Verges has defended Venezuelan terrorist Carlos the Jackal and the Nazi Gestapo chief Klaus Barbie
A French lawyer who claims to be representing Saddam Hussein said Sunday he doesn't think there will be a trial for a long time and criticized President Bush for pronouncing the former dictator guilty of atrocities.
Jacques Verges said he believes the United States has violated the Geneva Conventions on several counts in its detention of Saddam, and said the world must wait for a trial to determine what Saddam did wrong.
"We know that Mr. Bush has said he's guilty," Verges told Associated Press Television News. "But what does that mean? Mr. Bush is not a judge. We cannot accept him as a judge. He is an enemy of Saddam Hussein."
Verges, known for taking on clients including terrorists and a Nazi leader, said he didn't think Saddam's trial would happen "before a long time."
By the most conservative estimates, Saddam's regime killed 300,000 men, women and children during his 23 years as president. Investigators are still sifting through millions of pages of documents and some 270 mass graves.
Verges said he received a letter from Saddam's family requesting that he defend the former leader, and he agreed to do so. There has been no confirmation that he will be Saddam's lawyer, and U.S. officials have not yet commented on the claim.
Verges said his most pressing work will be to ensure that Iraq's occupying forces respect the 1949 Geneva Conventions. He said Saddam's family has received no information about his health in U.S. detention. Saddam was captured in December.
Referring to the televised footage of Saddam's medical exam after his capture in December, Verges said: "It's against the Geneva Conventions to interrogate a man, examine and exhibit him like an animal at a fair, with a doctor acting more like a veterinarian - looking at his teeth, his hair, his tongue."
President Bush has said that details still need to be worked out before Saddam can be handed over to Iraq's leaders, who have said they want a quick trial that would sentence Saddam to death.
The International Committee of the Red Cross visited Saddam in jail for the first time in February. The ICRC does not release details of such visits or the prisoner's confinement.
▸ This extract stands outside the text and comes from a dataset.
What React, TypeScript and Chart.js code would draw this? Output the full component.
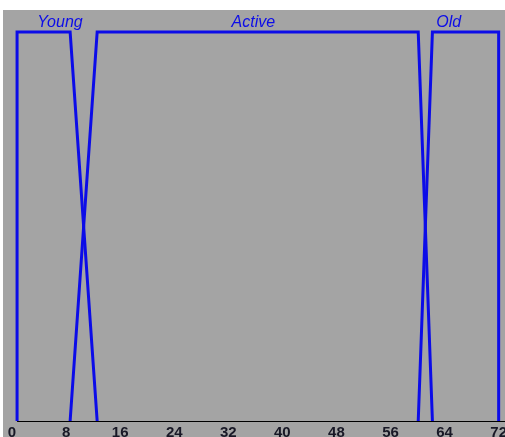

However, Saddam did write a letter to his family that was to be delivered once the United States confirmed it does not contain any hidden messages to his followers. Verges did not discuss that letter.
Verges also said he hopes to take Saddam's case to the International Criminal Court in The Hague, Netherlands.
Though the United States has not ratified the 1998 treaty establishing the court, Verges said he still believed that other nations that took part in the U.S.-led war, including Britain and Spain, could be held responsible there.
The court, however, has previously indicated that it doesn't have jurisdiction over events that occurred in Iraq, which also never ratified its founding treaty.
Verges has previously defended Klaus Barbie, a Nazi Gestapo chief in France during World War II. Last month, Khieu Samphan, a former Khmer Rouge leader, said he had picked Verges to defend him at a proposed genocide trial for surviving leaders of the group that ruled Cambodia in the 1970s.